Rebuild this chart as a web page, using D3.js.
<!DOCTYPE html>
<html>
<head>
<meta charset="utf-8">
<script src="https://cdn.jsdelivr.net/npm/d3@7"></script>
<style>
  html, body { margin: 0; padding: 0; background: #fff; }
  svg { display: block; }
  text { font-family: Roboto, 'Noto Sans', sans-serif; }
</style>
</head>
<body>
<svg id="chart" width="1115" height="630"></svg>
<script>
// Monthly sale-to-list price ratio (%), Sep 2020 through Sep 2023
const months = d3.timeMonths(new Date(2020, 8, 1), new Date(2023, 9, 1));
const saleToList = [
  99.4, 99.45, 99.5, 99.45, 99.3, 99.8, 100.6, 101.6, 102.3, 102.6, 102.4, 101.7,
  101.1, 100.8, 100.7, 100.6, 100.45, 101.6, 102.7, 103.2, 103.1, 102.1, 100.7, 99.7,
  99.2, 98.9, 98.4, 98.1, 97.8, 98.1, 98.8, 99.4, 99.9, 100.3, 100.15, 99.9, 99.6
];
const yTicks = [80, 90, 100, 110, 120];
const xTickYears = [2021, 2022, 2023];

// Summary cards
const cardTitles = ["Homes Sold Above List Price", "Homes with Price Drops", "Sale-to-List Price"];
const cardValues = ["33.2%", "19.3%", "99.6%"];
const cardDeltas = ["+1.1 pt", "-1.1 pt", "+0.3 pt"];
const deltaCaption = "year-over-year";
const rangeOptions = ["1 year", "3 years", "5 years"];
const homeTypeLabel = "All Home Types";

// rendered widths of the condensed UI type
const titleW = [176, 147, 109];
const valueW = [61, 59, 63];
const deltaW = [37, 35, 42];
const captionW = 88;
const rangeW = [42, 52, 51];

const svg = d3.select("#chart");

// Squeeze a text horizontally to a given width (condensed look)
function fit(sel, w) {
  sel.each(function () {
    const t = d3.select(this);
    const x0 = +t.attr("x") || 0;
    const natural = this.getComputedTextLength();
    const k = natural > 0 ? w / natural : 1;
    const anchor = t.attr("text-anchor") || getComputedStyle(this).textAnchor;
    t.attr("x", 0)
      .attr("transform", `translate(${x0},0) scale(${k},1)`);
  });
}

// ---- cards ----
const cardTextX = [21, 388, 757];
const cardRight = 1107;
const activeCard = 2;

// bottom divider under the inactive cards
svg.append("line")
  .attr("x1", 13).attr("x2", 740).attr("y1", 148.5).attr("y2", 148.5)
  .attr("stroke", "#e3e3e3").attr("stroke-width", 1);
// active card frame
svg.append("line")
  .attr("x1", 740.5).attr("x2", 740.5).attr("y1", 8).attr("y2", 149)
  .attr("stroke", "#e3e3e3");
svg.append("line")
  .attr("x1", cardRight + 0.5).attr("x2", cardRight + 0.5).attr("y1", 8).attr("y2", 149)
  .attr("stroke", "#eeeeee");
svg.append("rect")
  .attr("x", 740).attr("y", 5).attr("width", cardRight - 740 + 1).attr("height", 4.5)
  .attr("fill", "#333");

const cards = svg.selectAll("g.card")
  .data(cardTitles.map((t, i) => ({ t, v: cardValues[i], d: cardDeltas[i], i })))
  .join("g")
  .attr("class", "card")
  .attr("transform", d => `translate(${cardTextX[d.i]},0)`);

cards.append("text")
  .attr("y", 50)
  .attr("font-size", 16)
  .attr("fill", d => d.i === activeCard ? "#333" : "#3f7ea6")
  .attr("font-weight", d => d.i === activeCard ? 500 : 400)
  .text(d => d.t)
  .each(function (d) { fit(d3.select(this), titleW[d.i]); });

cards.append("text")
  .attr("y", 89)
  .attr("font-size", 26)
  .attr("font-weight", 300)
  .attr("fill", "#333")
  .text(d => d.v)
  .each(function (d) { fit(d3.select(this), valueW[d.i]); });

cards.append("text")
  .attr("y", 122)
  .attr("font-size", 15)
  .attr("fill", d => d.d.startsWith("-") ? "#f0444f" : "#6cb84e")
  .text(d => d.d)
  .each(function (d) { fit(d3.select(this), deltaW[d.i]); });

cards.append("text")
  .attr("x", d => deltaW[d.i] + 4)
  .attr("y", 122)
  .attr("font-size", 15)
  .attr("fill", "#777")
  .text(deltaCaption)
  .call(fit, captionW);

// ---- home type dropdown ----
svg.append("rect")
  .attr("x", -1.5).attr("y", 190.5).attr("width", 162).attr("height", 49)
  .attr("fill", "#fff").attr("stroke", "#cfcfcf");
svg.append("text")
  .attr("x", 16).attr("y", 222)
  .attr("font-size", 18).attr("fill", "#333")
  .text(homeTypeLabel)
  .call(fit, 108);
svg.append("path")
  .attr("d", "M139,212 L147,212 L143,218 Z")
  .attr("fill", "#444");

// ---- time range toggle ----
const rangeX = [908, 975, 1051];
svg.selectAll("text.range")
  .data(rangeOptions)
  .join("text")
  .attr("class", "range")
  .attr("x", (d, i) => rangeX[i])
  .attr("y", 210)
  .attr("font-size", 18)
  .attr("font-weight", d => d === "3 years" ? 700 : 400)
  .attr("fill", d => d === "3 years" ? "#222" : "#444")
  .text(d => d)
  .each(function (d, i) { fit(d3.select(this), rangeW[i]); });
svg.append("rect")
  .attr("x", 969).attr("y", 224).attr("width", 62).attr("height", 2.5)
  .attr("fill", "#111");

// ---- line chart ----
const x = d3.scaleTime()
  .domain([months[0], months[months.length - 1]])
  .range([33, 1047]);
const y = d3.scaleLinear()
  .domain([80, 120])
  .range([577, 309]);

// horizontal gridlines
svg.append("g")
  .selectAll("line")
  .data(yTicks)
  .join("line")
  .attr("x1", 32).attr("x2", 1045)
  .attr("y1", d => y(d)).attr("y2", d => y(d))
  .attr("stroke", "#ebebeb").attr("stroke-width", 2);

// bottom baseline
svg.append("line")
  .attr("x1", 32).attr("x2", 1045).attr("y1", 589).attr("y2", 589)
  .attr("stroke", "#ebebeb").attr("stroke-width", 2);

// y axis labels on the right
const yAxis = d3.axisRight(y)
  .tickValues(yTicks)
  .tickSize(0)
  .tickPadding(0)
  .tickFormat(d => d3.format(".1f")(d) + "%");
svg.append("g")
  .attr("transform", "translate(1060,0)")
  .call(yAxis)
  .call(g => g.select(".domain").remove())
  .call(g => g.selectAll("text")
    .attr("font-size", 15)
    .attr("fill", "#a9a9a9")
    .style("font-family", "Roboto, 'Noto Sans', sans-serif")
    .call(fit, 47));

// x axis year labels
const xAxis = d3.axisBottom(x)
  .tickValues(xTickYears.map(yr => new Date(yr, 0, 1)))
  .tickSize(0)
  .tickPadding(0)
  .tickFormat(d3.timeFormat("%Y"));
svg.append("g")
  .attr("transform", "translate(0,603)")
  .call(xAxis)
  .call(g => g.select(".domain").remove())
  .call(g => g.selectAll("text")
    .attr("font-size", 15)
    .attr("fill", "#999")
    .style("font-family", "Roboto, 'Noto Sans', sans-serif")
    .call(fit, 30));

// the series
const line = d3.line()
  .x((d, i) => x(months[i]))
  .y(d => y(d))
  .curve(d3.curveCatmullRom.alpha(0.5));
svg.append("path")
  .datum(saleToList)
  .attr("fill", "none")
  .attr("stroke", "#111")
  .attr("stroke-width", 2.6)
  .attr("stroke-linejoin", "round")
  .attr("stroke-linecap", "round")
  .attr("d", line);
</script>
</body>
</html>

---

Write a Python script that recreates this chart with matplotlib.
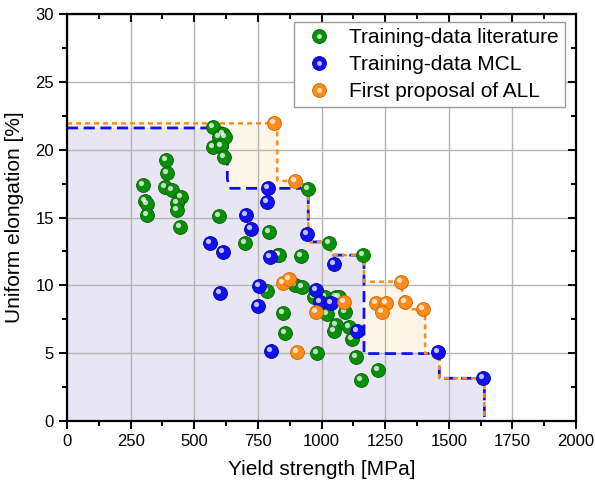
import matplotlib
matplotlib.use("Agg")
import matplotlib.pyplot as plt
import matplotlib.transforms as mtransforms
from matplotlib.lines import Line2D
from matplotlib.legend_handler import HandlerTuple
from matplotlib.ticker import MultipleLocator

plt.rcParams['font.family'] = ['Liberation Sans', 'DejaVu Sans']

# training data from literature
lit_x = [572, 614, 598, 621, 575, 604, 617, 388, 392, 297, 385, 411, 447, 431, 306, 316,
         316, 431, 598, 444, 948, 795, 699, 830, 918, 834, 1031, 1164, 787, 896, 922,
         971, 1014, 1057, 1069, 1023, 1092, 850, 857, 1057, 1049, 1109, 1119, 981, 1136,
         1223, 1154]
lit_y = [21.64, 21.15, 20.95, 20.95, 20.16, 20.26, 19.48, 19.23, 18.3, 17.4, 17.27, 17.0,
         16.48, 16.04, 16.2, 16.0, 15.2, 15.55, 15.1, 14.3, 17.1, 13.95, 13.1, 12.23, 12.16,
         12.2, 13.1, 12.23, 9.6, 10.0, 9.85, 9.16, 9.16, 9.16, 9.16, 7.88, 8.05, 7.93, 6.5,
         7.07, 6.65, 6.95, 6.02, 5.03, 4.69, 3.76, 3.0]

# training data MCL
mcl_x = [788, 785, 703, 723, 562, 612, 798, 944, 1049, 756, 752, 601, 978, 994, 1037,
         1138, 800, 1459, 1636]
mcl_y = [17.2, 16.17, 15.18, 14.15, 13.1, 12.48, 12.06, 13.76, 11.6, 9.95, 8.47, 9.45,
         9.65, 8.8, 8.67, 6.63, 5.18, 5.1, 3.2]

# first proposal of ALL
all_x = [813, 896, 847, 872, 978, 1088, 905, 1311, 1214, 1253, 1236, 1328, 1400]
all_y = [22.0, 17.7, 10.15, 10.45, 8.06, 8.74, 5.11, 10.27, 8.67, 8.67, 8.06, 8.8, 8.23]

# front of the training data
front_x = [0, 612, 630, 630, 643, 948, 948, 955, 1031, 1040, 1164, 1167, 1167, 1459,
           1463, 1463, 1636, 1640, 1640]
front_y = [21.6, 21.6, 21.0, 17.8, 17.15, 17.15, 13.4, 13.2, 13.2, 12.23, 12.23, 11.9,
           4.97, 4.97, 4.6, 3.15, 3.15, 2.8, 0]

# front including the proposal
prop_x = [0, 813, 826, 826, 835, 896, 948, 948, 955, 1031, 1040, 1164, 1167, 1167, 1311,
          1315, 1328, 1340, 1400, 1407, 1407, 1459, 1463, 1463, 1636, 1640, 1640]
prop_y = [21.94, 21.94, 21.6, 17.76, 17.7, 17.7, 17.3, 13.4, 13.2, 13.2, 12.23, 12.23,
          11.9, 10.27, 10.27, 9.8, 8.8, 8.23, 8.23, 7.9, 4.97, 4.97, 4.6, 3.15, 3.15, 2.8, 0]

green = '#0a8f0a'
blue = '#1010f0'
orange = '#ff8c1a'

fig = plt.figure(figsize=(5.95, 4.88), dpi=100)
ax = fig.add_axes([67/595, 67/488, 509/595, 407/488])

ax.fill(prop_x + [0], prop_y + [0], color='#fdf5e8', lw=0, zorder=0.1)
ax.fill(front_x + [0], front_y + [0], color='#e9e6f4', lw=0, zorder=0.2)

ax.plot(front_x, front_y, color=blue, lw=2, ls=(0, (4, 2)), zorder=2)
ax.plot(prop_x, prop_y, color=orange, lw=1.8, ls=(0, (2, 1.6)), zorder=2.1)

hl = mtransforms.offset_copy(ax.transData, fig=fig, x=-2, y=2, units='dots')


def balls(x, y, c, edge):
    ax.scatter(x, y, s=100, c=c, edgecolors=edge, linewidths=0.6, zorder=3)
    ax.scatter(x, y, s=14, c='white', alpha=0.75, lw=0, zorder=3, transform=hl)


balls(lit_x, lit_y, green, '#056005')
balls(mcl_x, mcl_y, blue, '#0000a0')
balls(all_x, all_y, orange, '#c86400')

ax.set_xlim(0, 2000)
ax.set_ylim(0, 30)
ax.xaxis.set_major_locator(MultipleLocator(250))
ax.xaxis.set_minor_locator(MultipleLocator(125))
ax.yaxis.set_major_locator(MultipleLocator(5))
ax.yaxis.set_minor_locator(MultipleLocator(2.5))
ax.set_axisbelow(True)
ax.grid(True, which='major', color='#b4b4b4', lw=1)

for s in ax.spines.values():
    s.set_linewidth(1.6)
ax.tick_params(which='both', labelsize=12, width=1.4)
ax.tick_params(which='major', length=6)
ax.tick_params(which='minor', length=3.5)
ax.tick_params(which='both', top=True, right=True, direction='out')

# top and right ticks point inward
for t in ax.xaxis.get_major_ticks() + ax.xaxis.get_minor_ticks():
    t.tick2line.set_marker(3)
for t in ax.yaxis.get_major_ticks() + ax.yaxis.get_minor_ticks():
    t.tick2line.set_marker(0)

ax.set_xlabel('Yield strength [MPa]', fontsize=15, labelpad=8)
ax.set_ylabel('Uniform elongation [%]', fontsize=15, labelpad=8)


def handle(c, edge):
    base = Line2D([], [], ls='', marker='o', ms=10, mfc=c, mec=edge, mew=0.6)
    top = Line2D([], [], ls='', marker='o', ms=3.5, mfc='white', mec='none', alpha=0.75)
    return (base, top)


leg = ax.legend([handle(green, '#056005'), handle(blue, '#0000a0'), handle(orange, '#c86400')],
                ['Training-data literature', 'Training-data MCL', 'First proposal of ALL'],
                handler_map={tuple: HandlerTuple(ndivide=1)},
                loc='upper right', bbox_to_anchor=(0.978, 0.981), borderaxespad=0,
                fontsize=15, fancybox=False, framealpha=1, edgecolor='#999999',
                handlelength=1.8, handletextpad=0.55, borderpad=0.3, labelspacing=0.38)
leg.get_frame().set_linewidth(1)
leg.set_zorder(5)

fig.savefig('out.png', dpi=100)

[Given problem] Both the line containing "Write a Python" and the line containing "from matplotlib.ticker import MultipleLocator" belong in the copy, along with every line between them. Reproduce that stretch exactly, without the pictures.

[Reply]
Write a Python script that recreates this chart with matplotlib.
import matplotlib
matplotlib.use("Agg")
import matplotlib.pyplot as plt
import matplotlib.transforms as mtransforms
from matplotlib.lines import Line2D
from matplotlib.legend_handler import HandlerTuple
from matplotlib.ticker import MultipleLocator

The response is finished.